Diffusion le 15 mars à 20h55 sur Arte
Les années 80 continuent d’avoir la cote au petit écran. Mais si outre-Atlantique, ce retour aux eighties a des airs de fantastique et d’ode au cinéma de Spielberg (avec entre autres le carton Stranger Things), “chez nous”, ce sont plutôt des fictions historiques ancrées dans la réalité d’une Europe hantée par le terrorisme qui tiennent en ce moment le haut du pavé. Plus terre à terre, ces séries néanmoins n’ont franchement pas à rougir de la comparaison. En effet, après l’excellente production belge 1985, axée sur les tueurs du Brabant wallon, le cinéaste italien Marco Bellocchio (Le traître) s’initie au format de la série avec Esterno notte pour donner sa version des faits sur l’enlèvement d’Aldo Moro, qui a changé le visage de l’Italie du XXe siècle.

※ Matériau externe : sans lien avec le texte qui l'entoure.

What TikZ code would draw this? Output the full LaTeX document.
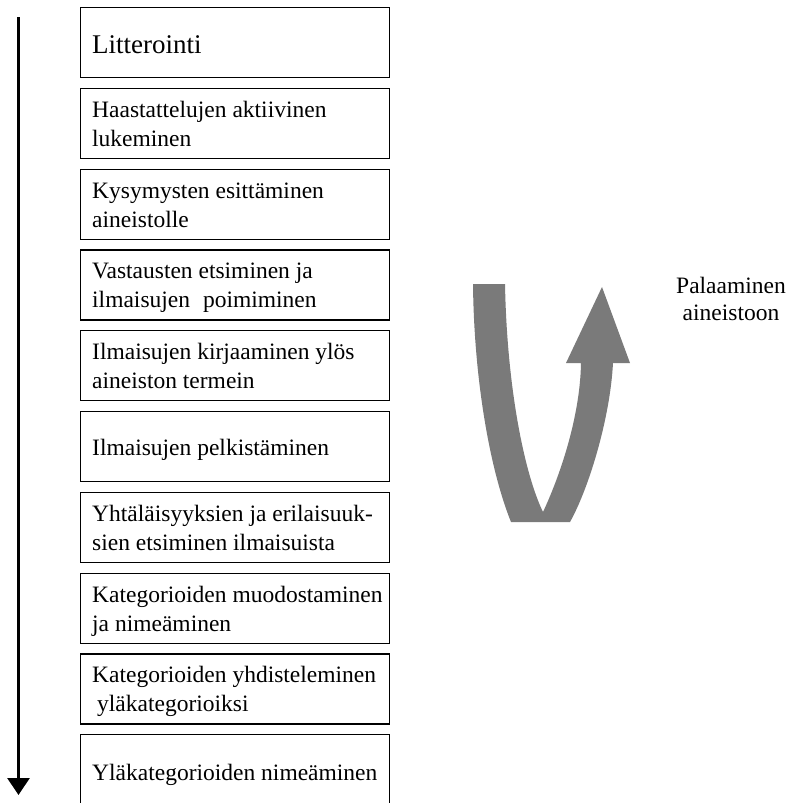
\documentclass[tikz,border=0pt]{standalone}
\usepackage{fontspec}
\setmainfont{Liberation Serif}
\usetikzlibrary{arrows.meta}

\begin{document}
\begin{tikzpicture}[x=1pt,y=-1pt,
  stepbox/.style={draw=black, line width=1.2pt, rectangle, inner sep=0pt,
    minimum width=309pt, minimum height=70pt, anchor=north west},
  steptext/.style={anchor=base west, inner sep=0pt,
    font=\fontsize{23.5}{29}\selectfont},
  titletext/.style={anchor=base west, inner sep=0pt,
    font=\fontsize{27}{32}\selectfont},
  flowarrow/.style={line width=2.7pt, -{Triangle[width=22pt,length=17pt]}},
  uturn/.style={fill=black!52, draw=none},
  returnlabel/.style={anchor=base, inner sep=0pt, align=center,
    font=\fontsize{23.5}{27}\selectfont}
]
\useasboundingbox (0,0) rectangle (793,803);
\clip (0,0) rectangle (793,803);

% the process steps, top to bottom
\node[stepbox] (s1)  at (80,7)     {};
\node[stepbox] (s2)  at (80,87.8)  {};
\node[stepbox] (s3)  at (80,168.6) {};
\node[stepbox] (s4)  at (80,249.4) {};
\node[stepbox] (s5)  at (80,330.2) {};
\node[stepbox] (s6)  at (80,411)   {};
\node[stepbox] (s7)  at (80,491.8) {};
\node[stepbox] (s8)  at (80,572.6) {};
\node[stepbox] (s9)  at (80,653.4) {};
\node[stepbox] (s10) at (80,734.2) {};

\node[titletext] (t1) at ([xshift=12pt,yshift=-46pt]s1.north west) {Litterointi};
\node[steptext] (t2) at ([xshift=12pt,yshift=-29.5pt]s2.north west)
  {\parbox[t]{292pt}{\raggedright Haastattelujen aktiivinen\\lukeminen}};
\node[steptext] (t3) at ([xshift=12pt,yshift=-29.5pt]s3.north west)
  {\parbox[t]{292pt}{\raggedright Kysymysten esittäminen\\aineistolle}};
\node[steptext] (t4) at ([xshift=12pt,yshift=-29.5pt]s4.north west)
  {\parbox[t]{292pt}{\raggedright Vastausten etsiminen ja\\ilmaisujen\hspace{0.3em} poimiminen}};
\node[steptext] (t5) at ([xshift=12pt,yshift=-29.5pt]s5.north west)
  {\parbox[t]{292pt}{\raggedright Ilmaisujen kirjaaminen ylös\\aineiston termein}};
\node[steptext] (t6) at ([xshift=12pt,yshift=-44pt]s6.north west) {Ilmaisujen pelkistäminen};
\node[steptext] (t7) at ([xshift=12pt,yshift=-29.5pt]s7.north west)
  {\parbox[t]{292pt}{\raggedright Yhtäläisyyksien ja erilaisuuk-\\sien etsiminen ilmaisuista}};
\node[steptext] (t8) at ([xshift=12pt,yshift=-29.5pt]s8.north west)
  {\parbox[t]{292pt}{\raggedright Kategorioiden muodostaminen\\ja nimeäminen}};
\node[steptext] (t9) at ([xshift=12pt,yshift=-29.5pt]s9.north west)
  {\parbox[t]{292pt}{\raggedright Kategorioiden yhdisteleminen\\\hspace*{5pt}yläkategorioiksi}};
\node[steptext] (t10) at ([xshift=12pt,yshift=-46pt]s10.north west) {Yläkategorioiden nimeäminen};

% direction of the process
\coordinate (flowtop) at (18.5,17);
\coordinate (flowend) at (18.5,795);
\draw[flowarrow] (flowtop) -- (flowend);

% U-turn arrow: going back to the data
\fill[uturn] (473,284) -- (505,284)
  .. controls (507,390) and (525,475) .. (543,512)
  .. controls (558,480) and (580,420) .. (581,363)
  -- (566,363) -- (602,287) -- (630,363) -- (613,363)
  .. controls (610,420) and (588,490) .. (570,522)
  -- (511,522)
  .. controls (490,470) and (474,380) .. (473,284) -- cycle;

\node[returnlabel] (ret) at (731,320) {Palaaminen\\aineistoon};
\end{tikzpicture}
\end{document}
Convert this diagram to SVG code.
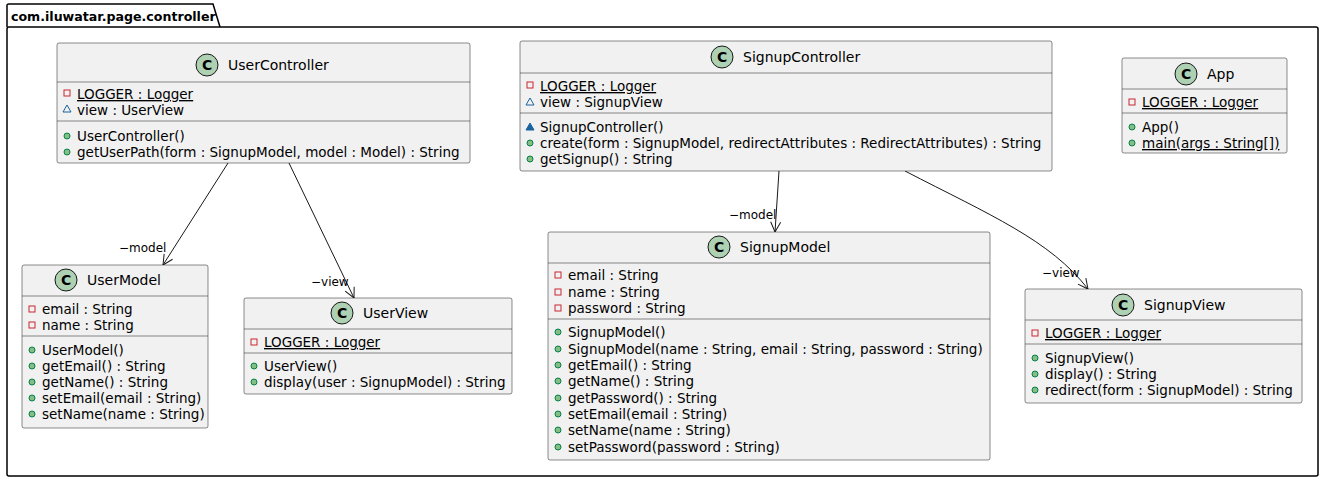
<svg xmlns="http://www.w3.org/2000/svg" width="1325" height="482" viewBox="0 0 1325 482">
<defs>
<style>
text{font-family:"DejaVu Sans","Liberation Sans",sans-serif;font-size:13.5px;fill:#000}
.t{font-size:14px}
.box{fill:#F1F1F1;stroke:#181818;stroke-width:0.5}
.sep{stroke:#181818;stroke-width:0.5}
.ci{fill:#ADD1B2;stroke:#181818;stroke-width:1}
.cl{font-weight:bold;font-size:14px}
.priv{fill:none;stroke:#C82930;stroke-width:1}
.pkg{fill:none;stroke:#1963A0;stroke-width:1}
.pkgf{fill:#1963A0;stroke:#1963A0;stroke-width:1}
.pub{fill:#84BE84;stroke:#038048;stroke-width:1}
.u{text-decoration:underline}
.conn{fill:none;stroke:#181818;stroke-width:1}
.lbl{font-size:12px}
</style>
<marker id="arr" viewBox="0 0 12 12" refX="11" refY="6" markerWidth="12" markerHeight="12" orient="auto" markerUnits="userSpaceOnUse">
<path d="M1,1 L11,6 L1,11" fill="none" stroke="#181818" stroke-width="1"/>
</marker>
</defs>
<g id="package">
<path d="M7,27 L7,5 Q7,4 9,4 L213,4 L220,27" fill="none" stroke="#000" stroke-width="1.5"/>
<rect x="7" y="27" width="1311" height="449" rx="2" fill="none" stroke="#000" stroke-width="1.5"/>
<text x="11" y="21" style="font-weight:bold;font-size:12.6px">com.iluwatar.page.controller</text>
</g>
<g id="connectors">
<path class="conn" d="M228,163 L163,265" marker-end="url(#arr)"/>
<text class="lbl" x="119" y="252">−model</text>
<path class="conn" d="M289,163 L354,298" marker-end="url(#arr)"/>
<text class="lbl" x="311" y="286">−view</text>
<path class="conn" d="M779,171 L775,232" marker-end="url(#arr)"/>
<text class="lbl" x="729" y="219">−model</text>
<path class="conn" d="M905,171 C990,215 1050,240 1088,289" marker-end="url(#arr)"/>
<text class="lbl" x="1042" y="277">−view</text>
</g>
<g id="UserController">
<rect class="box" x="57" y="43" width="413" height="120" rx="2"/>
<circle class="ci" cx="207" cy="65" r="11"/><text class="cl" x="202" y="70">C</text>
<text class="t" x="228" y="70">UserController</text>
<line class="sep" x1="57" y1="82" x2="470" y2="82"/>
<rect class="priv" x="64" y="90" width="6" height="6"/><text class="u" x="77" y="99">LOGGER : Logger</text>
<path class="pkg" d="M63,112 L67,105 L71,112 Z"/><text x="77" y="115">view : UserView</text>
<line class="sep" x1="57" y1="121" x2="470" y2="121"/>
<circle class="pub" cx="67" cy="136" r="3"/><text x="77" y="141">UserController()</text>
<circle class="pub" cx="67" cy="152" r="3"/><text x="77" y="157">getUserPath(form : SignupModel, model : Model) : String</text>
</g>
<g id="SignupController">
<rect class="box" x="520" y="41" width="532" height="130" rx="2"/>
<circle class="ci" cx="722" cy="57" r="11"/><text class="cl" x="717" y="62">C</text>
<text class="t" x="743" y="62">SignupController</text>
<line class="sep" x1="520" y1="73" x2="1052" y2="73"/>
<rect class="priv" x="527" y="82" width="6" height="6"/><text class="u" x="540" y="91">LOGGER : Logger</text>
<path class="pkg" d="M526,105 L530,98 L534,105 Z"/><text x="540" y="107">view : SignupView</text>
<line class="sep" x1="520" y1="113" x2="1052" y2="113"/>
<path class="pkgf" d="M526,130 L530,123 L534,130 Z"/><text x="540" y="132">SignupController()</text>
<circle class="pub" cx="530" cy="143" r="3"/><text x="540" y="148">create(form : SignupModel, redirectAttributes : RedirectAttributes) : String</text>
<circle class="pub" cx="530" cy="159" r="3"/><text x="540" y="164">getSignup() : String</text>
</g>
<g id="App">
<rect class="box" x="1122" y="58" width="165" height="95" rx="2"/>
<circle class="ci" cx="1186" cy="74" r="11"/><text class="cl" x="1181" y="79">C</text>
<text class="t" x="1207" y="79">App</text>
<line class="sep" x1="1122" y1="89" x2="1287" y2="89"/>
<rect class="priv" x="1129" y="99" width="6" height="6"/><text class="u" x="1142" y="107">LOGGER : Logger</text>
<line class="sep" x1="1122" y1="113" x2="1287" y2="113"/>
<circle class="pub" cx="1132" cy="127" r="3"/><text x="1142" y="132">App()</text>
<circle class="pub" cx="1132" cy="143" r="3"/><text class="u" x="1142" y="148">main(args : String[])</text>
</g>
<g id="UserModel">
<rect class="box" x="22" y="265" width="186" height="163" rx="2"/>
<circle class="ci" cx="66" cy="280" r="11"/><text class="cl" x="61" y="285">C</text>
<text class="t" x="87" y="285">UserModel</text>
<line class="sep" x1="22" y1="296" x2="208" y2="296"/>
<rect class="priv" x="29" y="306" width="6" height="6"/><text x="42" y="314">email : String</text>
<rect class="priv" x="29" y="322" width="6" height="6"/><text x="42" y="330">name : String</text>
<line class="sep" x1="22" y1="336" x2="208" y2="336"/>
<circle class="pub" cx="32" cy="350" r="3"/><text x="42" y="355">UserModel()</text>
<circle class="pub" cx="32" cy="366" r="3"/><text x="42" y="371">getEmail() : String</text>
<circle class="pub" cx="32" cy="382" r="3"/><text x="42" y="387">getName() : String</text>
<circle class="pub" cx="32" cy="398" r="3"/><text x="42" y="403">setEmail(email : String)</text>
<circle class="pub" cx="32" cy="414" r="3"/><text x="42" y="419">setName(name : String)</text>
</g>
<g id="UserView">
<rect class="box" x="244" y="298" width="268" height="96" rx="2"/>
<circle class="ci" cx="342" cy="313" r="11"/><text class="cl" x="337" y="318">C</text>
<text class="t" x="363" y="318">UserView</text>
<line class="sep" x1="244" y1="329" x2="512" y2="329"/>
<rect class="priv" x="251" y="339" width="6" height="6"/><text class="u" x="264" y="347">LOGGER : Logger</text>
<line class="sep" x1="244" y1="353" x2="512" y2="353"/>
<circle class="pub" cx="254" cy="366" r="3"/><text x="264" y="371">UserView()</text>
<circle class="pub" cx="254" cy="382" r="3"/><text x="264" y="387">display(user : SignupModel) : String</text>
</g>
<g id="SignupModel">
<rect class="box" x="548" y="232" width="442" height="228" rx="2"/>
<circle class="ci" cx="719" cy="247" r="11"/><text class="cl" x="714" y="252">C</text>
<text class="t" x="740" y="252">SignupModel</text>
<line class="sep" x1="548" y1="263" x2="990" y2="263"/>
<rect class="priv" x="555" y="272" width="6" height="6"/><text x="568" y="280">email : String</text>
<rect class="priv" x="555" y="289" width="6" height="6"/><text x="568" y="297">name : String</text>
<rect class="priv" x="555" y="305" width="6" height="6"/><text x="568" y="313">password : String</text>
<line class="sep" x1="548" y1="319" x2="990" y2="319"/>
<circle class="pub" cx="558" cy="332" r="3"/><text x="568" y="337">SignupModel()</text>
<circle class="pub" cx="558" cy="349" r="3"/><text x="568" y="354">SignupModel(name : String, email : String, password : String)</text>
<circle class="pub" cx="558" cy="365" r="3"/><text x="568" y="370">getEmail() : String</text>
<circle class="pub" cx="558" cy="381" r="3"/><text x="568" y="386">getName() : String</text>
<circle class="pub" cx="558" cy="398" r="3"/><text x="568" y="403">getPassword() : String</text>
<circle class="pub" cx="558" cy="414" r="3"/><text x="568" y="419">setEmail(email : String)</text>
<circle class="pub" cx="558" cy="430" r="3"/><text x="568" y="435">setName(name : String)</text>
<circle class="pub" cx="558" cy="447" r="3"/><text x="568" y="452">setPassword(password : String)</text>
</g>
<g id="SignupView">
<rect class="box" x="1025" y="289" width="277" height="114" rx="2"/>
<circle class="ci" cx="1123" cy="305" r="11"/><text class="cl" x="1118" y="310">C</text>
<text class="t" x="1144" y="310">SignupView</text>
<line class="sep" x1="1025" y1="320" x2="1302" y2="320"/>
<rect class="priv" x="1032" y="330" width="6" height="6"/><text class="u" x="1045" y="338">LOGGER : Logger</text>
<line class="sep" x1="1025" y1="344" x2="1302" y2="344"/>
<circle class="pub" cx="1035" cy="358" r="3"/><text x="1045" y="363">SignupView()</text>
<circle class="pub" cx="1035" cy="374" r="3"/><text x="1045" y="379">display() : String</text>
<circle class="pub" cx="1035" cy="390" r="3"/><text x="1045" y="395">redirect(form : SignupModel) : String</text>
</g>
</svg>
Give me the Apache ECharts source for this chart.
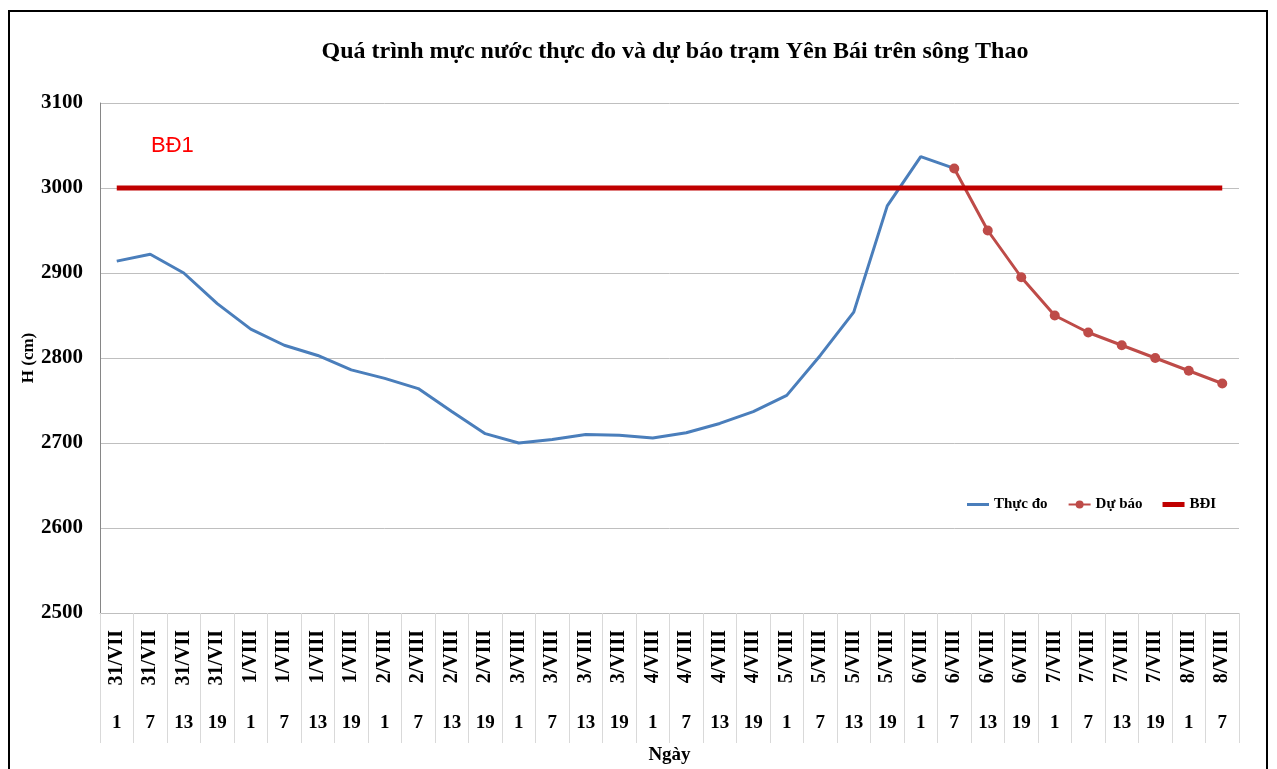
<!DOCTYPE html>
<html>
<head>
<meta charset="utf-8">
<title>Yên Bái</title>
<script src="https://cdn.jsdelivr.net/npm/echarts@6/dist/echarts.min.js"></script>
<style>
  html, body { margin: 0; padding: 0; background: #fff; }
  #chart { width: 1277px; height: 769px; }
</style>
</head>
<body>
<div id="chart"></div>
<script>
// ngày (nhãn cấp 1) và giờ (nhãn cấp 2)
var days = [
  '31/VII', '31/VII', '31/VII', '31/VII',
  '1/VIII', '1/VIII', '1/VIII', '1/VIII',
  '2/VIII', '2/VIII', '2/VIII', '2/VIII',
  '3/VIII', '3/VIII', '3/VIII', '3/VIII',
  '4/VIII', '4/VIII', '4/VIII', '4/VIII',
  '5/VIII', '5/VIII', '5/VIII', '5/VIII',
  '6/VIII', '6/VIII', '6/VIII', '6/VIII',
  '7/VIII', '7/VIII', '7/VIII', '7/VIII',
  '8/VIII', '8/VIII'
]
var hours = [
  '1', '7', '13', '19', '1', '7', '13', '19',
  '1', '7', '13', '19', '1', '7', '13', '19',
  '1', '7', '13', '19', '1', '7', '13', '19',
  '1', '7', '13', '19', '1', '7', '13', '19',
  '1', '7'
]
var categories = days.map(function (d, i) { return d + ' ' + hours[i] })

// mực nước thực đo (cm)
var thucDo = [
  2914, 2922, 2900, 2864, 2834, 2815, 2803, 2786,
  2776, 2764, 2737, 2711, 2700, 2704, 2710, 2709,
  2706, 2712, 2723, 2737, 2756, 2803, 2854, 2979,
  3037, 3023, null, null, null, null, null, null,
  null, null
]
// mực nước dự báo (cm)
var duBao = [
  null, null, null, null, null, null, null, null,
  null, null, null, null, null, null, null, null,
  null, null, null, null, null, null, null, null,
  null, 3023, 2950, 2895, 2850, 2830, 2815, 2800,
  2785, 2770
]
// báo động 1
var bd1 = days.map(function () { return 3000 })

var yTicks = { min: 2500, max: 3100, interval: 100 }

var serif = '"Liberation Serif", "DejaVu Serif", serif'

var mychart = echarts.init(document.getElementById('chart'))
mychart.setOption({
  backgroundColor: '#fff',
  animation: false,
  title: {
    text: 'Quá trình mực nước thực đo và dự báo trạm Yên Bái trên sông Thao',
    left: 670,
    textAlign: 'center',
    top: 35,
    textStyle: { fontFamily: serif, fontWeight: 'bold', fontSize: 24, color: '#000' }
  },
  legend: {
    left: 967,
    top: 497,
    padding: 0,
    itemWidth: 22,
    itemHeight: 10,
    itemGap: 20,
    textStyle: { fontFamily: serif, fontWeight: 'bold', fontSize: 15, color: '#000' },
    data: [
      { name: 'Thực đo', icon: 'path://M0,0 L22,0 L22,3 L0,3 Z' },
      { name: 'Dự báo' },
      { name: 'BĐI', icon: 'path://M0,0 L22,0 L22,5 L0,5 Z' }
    ]
  },
  graphic: [
    {
      type: 'rect',
      shape: { x: 9, y: 11, width: 1258, height: 770 },
      style: { fill: null, stroke: '#000', lineWidth: 2 },
      silent: true
    },
    {
      type: 'text',
      left: 151,
      top: 135,
      style: { text: 'BĐ1', fill: '#ff0000', fontSize: 22, fontFamily: '"Liberation Sans", Arial, sans-serif' }
    }
  ],
  grid: { left: 100, right: 38, top: 103, bottom: 156, containLabel: false, outerBoundsMode: 'none' },
  xAxis: [
    {
      type: 'category',
      data: categories,
      boundaryGap: true,
      axisLine: { lineStyle: { color: '#bfbfbf' } },
      axisTick: { show: true, interval: 0, length: 130, lineStyle: { color: '#d9d9d9' } },
      axisLabel: {
        interval: 0,
        rotate: 90,
        margin: 17,
        fontFamily: serif,
        fontWeight: 'bold',
        fontSize: 20,
        color: '#000',
        formatter: function (v, i) { return days[i] }
      }
    },
    {
      type: 'category',
      data: categories,
      position: 'bottom',
      boundaryGap: true,
      axisLine: { show: false },
      axisTick: { show: false },
      axisLabel: {
        interval: 0,
        margin: 101,
        fontFamily: serif,
        fontWeight: 'bold',
        fontSize: 19,
        color: '#000',
        formatter: function (v, i) { return hours[i] }
      },
      name: 'Ngày',
      nameLocation: 'middle',
      nameGap: 133,
      nameMoveOverlap: false,
      nameTextStyle: { fontFamily: serif, fontWeight: 'bold', fontSize: 19, color: '#000' }
    }
  ],
  yAxis: {
    type: 'value',
    min: yTicks.min,
    max: yTicks.max,
    interval: yTicks.interval,
    axisLine: { show: true, lineStyle: { color: '#868686' } },
    axisTick: { show: false },
    splitLine: { lineStyle: { color: '#bfbfbf' } },
    axisLabel: {
      margin: 17,
      fontFamily: serif,
      fontWeight: 'bold',
      fontSize: 21,
      color: '#000',
      formatter: function (v) { return String(v) }
    },
    name: 'H (cm)',
    nameLocation: 'middle',
    nameGap: 63,
    nameMoveOverlap: false,
    nameTextStyle: { fontFamily: serif, fontWeight: 'bold', fontSize: 17, color: '#000' }
  },
  series: [
    {
      name: 'Thực đo',
      type: 'line',
      data: thucDo,
      symbol: 'none',
      color: '#4a7ebb',
      lineStyle: { width: 3 },
      z: 2
    },
    {
      name: 'Dự báo',
      type: 'line',
      data: duBao,
      symbol: 'circle',
      symbolSize: 10,
      color: '#be4b48',
      lineStyle: { width: 3 },
      z: 3
    },
    {
      name: 'BĐI',
      type: 'line',
      data: bd1,
      symbol: 'none',
      color: '#c00000',
      lineStyle: { width: 5 },
      z: 4
    }
  ]
})
</script>
</body>
</html>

1978. Dans un pays miné par des mouvements de violence et la montée des extrêmes, Aldo Moro, président de la Démocratie chrétienne, appelle à l’institution d’un gouvernement d’union nationale avec l’appui des communistes. La pilule passe mal auprès des démocrates, mais aussi au Vatican, et les radicaux ne décolèrent pas. Les actions violentes des Brigades rouges et de la Prima Linea se multiplient. Le 16 mars, alors qu’il est en route vers le Parlement pour obtenir un vote de confiance, Moro tombe dans une embuscade… Articulant son récit comme un documentaire minutieux raconté au jour le jour, Bellocchio agrippe son spectateur d’entrée de jeu par la gorge, conférant même à des dialogues d’alcôve entre Moro et son épouse des allures de thriller captivant. Prenant le contre-pied de son film Buongiorno, notte où l’affaire Moro était vue à travers les yeux d’une activiste des Brigades rouges, c’est toute l’Italie qu’il interroge en profondeur, du “lambda” (Agnese, la fille de Moro, des révolutionnaires) aux plus hautes autorités de l’État (le pape, les politiques), pour comprendre ce basculement. Mais au fil des épisodes prenants, c’est la tragédie qui se profile, entraînant ses personnages incarnés par la crème des acteurs italiens, dont l’inévitable Toni Servillo (La grande bellezza), comme des fétus de paille dans un destin qui les dépasse. Très grande série.